The performance assessment is reported to the Executive Committee and the Board of the FSA every six months, and it is presented to the public annually in a series of publications, including the Outcomes Performance Report, the Performance Account, and the FSA’s annual report.
c) A Performance Measurement System for Canada
“…any performance measurement system will only be effective if it is readily understandable and informative, and it is applied consistently to the securities regulatory regime across the country.”
Royal Bank of Canada
Based on these best practices, we believe that uniform performance measures should be developed for securities regulation in Canada and should include measures of performance against statutory objectives, service standards, enforcement outcomes, and measures to assess the costs and benefits of regulation.
We believe that it is important for the securities regulator to establish service efficiency targets in areas where there is significant interaction with regulated entities and the public. Performance against these targets should be measured on an ongoing basis and disclosed to the public. This disclosure will help to set service expectations and will likely promote a higher quality of service and a more client-focused regulator.
We suggest that performance should be reported to the public on an annual basis at a minimum. It should be presented in a manner that is clear and concise, and it should be possible for the public to understand how the regulator is faring in relation to the past and the milestones it has set for the future.
We recommend the development of a single, uniform performance measurement system for securities regulation in Canada that includes timely reporting to the public on the advancement of statutory objectives, service efficiency, enforcement outcomes, and the costs and benefits of regulation. We also recommend that a governance board provide oversight of the performance measurement system, in order to ensure that it is advanced in a transparent and effective manner.
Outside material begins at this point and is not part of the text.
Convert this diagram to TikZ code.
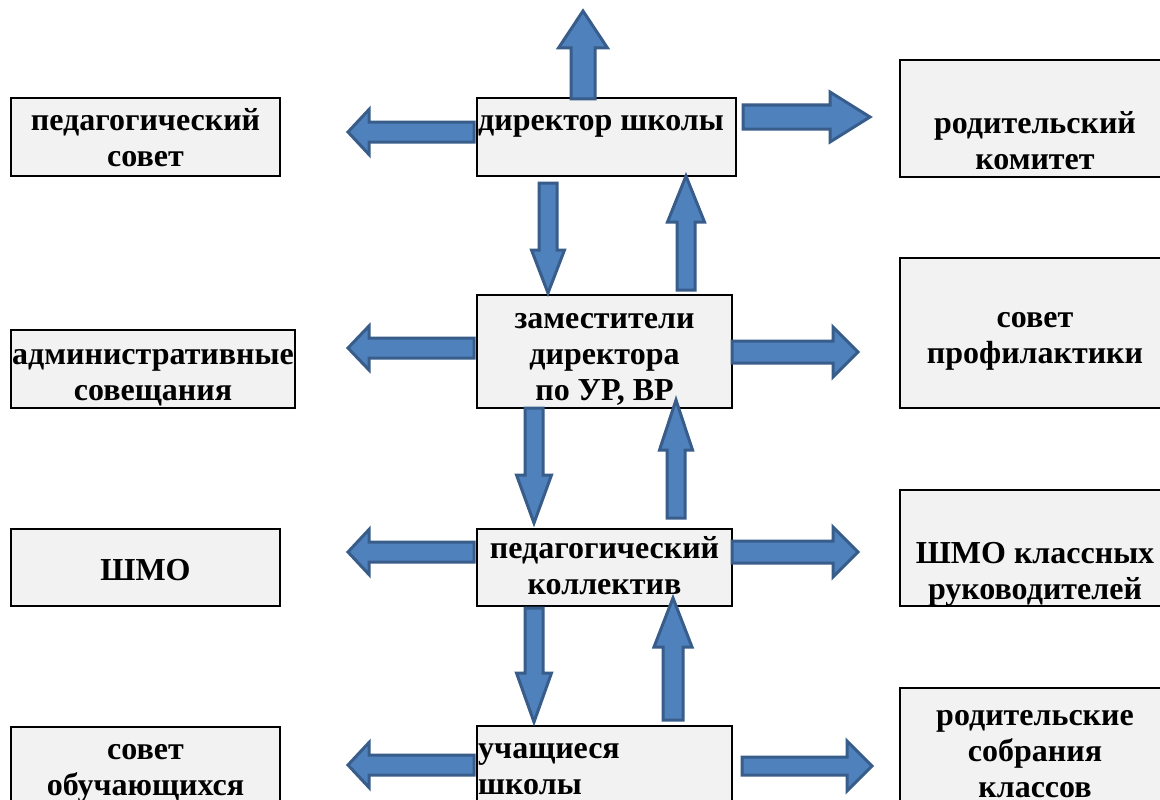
\documentclass[tikz,border=0pt]{standalone}
\usepackage{fontspec}
\setmainfont{Liberation Serif}
\definecolor{arrfill}{HTML}{4F81BD}
\definecolor{arrline}{HTML}{385D8A}
\definecolor{boxfill}{HTML}{F2F2F2}
\tikzset{
  box/.style={draw=black, fill=boxfill, line width=2.5pt, inner sep=0pt, outer sep=0pt, anchor=north west},
  lbl/.style={inner sep=0pt, font=\fontsize{32}{36}\selectfont\bfseries},
  blockarrow/.style={draw=arrline, fill=arrfill, line width=3pt, line join=miter}
}
\newcommand\harrow[6]{% x0 xb xt yc s H
  \draw[blockarrow] (#1,#4-#5) -- (#2,#4-#5) -- (#2,#4-#6) -- (#3,#4) -- (#2,#4+#6) -- (#2,#4+#5) -- (#1,#4+#5) -- cycle;}
\newcommand\varrow[6]{% y0 yb yt xc s H
  \draw[blockarrow] (#4-#5,#1) -- (#4-#5,#2) -- (#4-#6,#2) -- (#4,#3) -- (#4+#6,#2) -- (#4+#5,#2) -- (#4+#5,#1) -- cycle;}
\newcommand\ctext[1]{\begin{tabular}[t]{@{}c@{}}#1\end{tabular}}
\newcommand\ltext[1]{\begin{tabular}[t]{@{}l@{}}#1\end{tabular}}
\begin{document}
\begin{tikzpicture}[x=1pt,y=-1pt]
\useasboundingbox (0,0) rectangle (1160,800);
\fill[white] (0,0) rectangle (1160,800);
% boxes
\node[box, minimum width=269pt, minimum height=78pt] (ps) at (11,98) {};
\node[box, minimum width=284pt, minimum height=78pt] (adm) at (11,330) {};
\node[box, minimum width=269pt, minimum height=77pt] (shmo) at (11,529) {};
\node[box, minimum width=269pt, minimum height=90pt] (so) at (11,727) {};
\node[box, minimum width=259pt, minimum height=78pt] (dir) at (477,98) {};
\node[box, minimum width=255pt, minimum height=113pt] (zam) at (477,295) {};
\node[box, minimum width=255pt, minimum height=77pt] (pk) at (477,529) {};
\node[box, minimum width=255pt, minimum height=90pt] (uch) at (477,726) {};
\node[box, minimum width=270pt, minimum height=117pt] (rk) at (900,60) {};
\node[box, minimum width=270pt, minimum height=150pt] (sp) at (900,258) {};
\node[box, minimum width=270pt, minimum height=116pt] (shk) at (900,490) {};
\node[box, minimum width=270pt, minimum height=130pt] (rs) at (900,688) {};
% block arrows
\varrow{99}{48}{11}{583}{12}{24.5}
\harrow{474}{369}{348}{132}{10}{22.5}
\harrow{743}{830}{870}{117}{12}{25}
\varrow{183}{250}{293}{548}{9}{16.5}
\varrow{290}{222}{176}{686}{9}{18.5}
\harrow{474}{369}{348}{348}{10}{22}
\harrow{732}{833}{858}{352}{11}{25}
\varrow{408}{475}{523}{534}{9}{17.5}
\varrow{518}{450}{400}{676}{9}{16.5}
\harrow{474}{369}{348}{552}{10}{22.5}
\harrow{732}{833}{858}{552}{11}{25}
\varrow{608}{673}{722}{534}{9}{17.5}
\varrow{720}{647}{598}{673}{10}{19}
\harrow{474}{369}{348}{765}{10}{22.5}
\harrow{742}{847}{872}{766}{9}{25}
% labels
\node[lbl, anchor=base] (tps) at (145.5,130) {\ctext{педагогический\\совет}};
\node[lbl, anchor=base] (tadm) at (153,364) {\ctext{административные\\совещания}};
\node[lbl, anchor=base] (tshmo) at (145.5,580) {\ctext{ШМО}};
\node[lbl, anchor=base] (tso) at (145.5,759) {\ctext{совет\\обучающихся}};
\node[lbl, anchor=base west] (tdir) at (478,130) {\ltext{директор школы}};
\node[lbl, anchor=base] (tzam) at (604.5,328) {\ctext{заместители\\директора\\по УР, ВР}};
\node[lbl, anchor=base] (tpk) at (604.5,558) {\ctext{педагогический\\коллектив}};
\node[lbl, anchor=base west] (tuch) at (478,758) {\ltext{учащиеся\\школы}};
\node[lbl, anchor=base] (trk) at (1035,133) {\ctext{родительский\\комитет}};
\node[lbl, anchor=base] (tsp) at (1035,327) {\ctext{совет\\профилактики}};
\node[lbl, anchor=base] (tshk) at (1035,563) {\ctext{ШМО классных\\руководителей}};
\node[lbl, anchor=base] (trs) at (1035,725) {\ctext{родительские\\собрания\\классов}};
\end{tikzpicture}
\end{document}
4 The International Organization of Securities Commissions, or IOSCO, is an international cooperative forum for securities regulatory agencies. IOSCO members regulate more than 90 percent of the world’s securities market. IOSCO has developed a set of core objectives and principles to guide securities regulatory agencies. See the IOSCO publication entitled, “Methodology for Assessing Implementation of the IOSCO Objectives and Principles of Securities Regulation.” (February 2008).
6 The FSA is an independent organization responsible for regulating financial services in the United Kingdom. It is an integrated financial sector regulator, covering most financial services markets, exchanges, and firms.
7 The mission of the British Columbia Securities Commission is to protect and promote the public interest by fostering a securities market that is fair and warrants public confidence and by fostering a dynamic and competitive securities industry that provides investment opportunities and access to capital.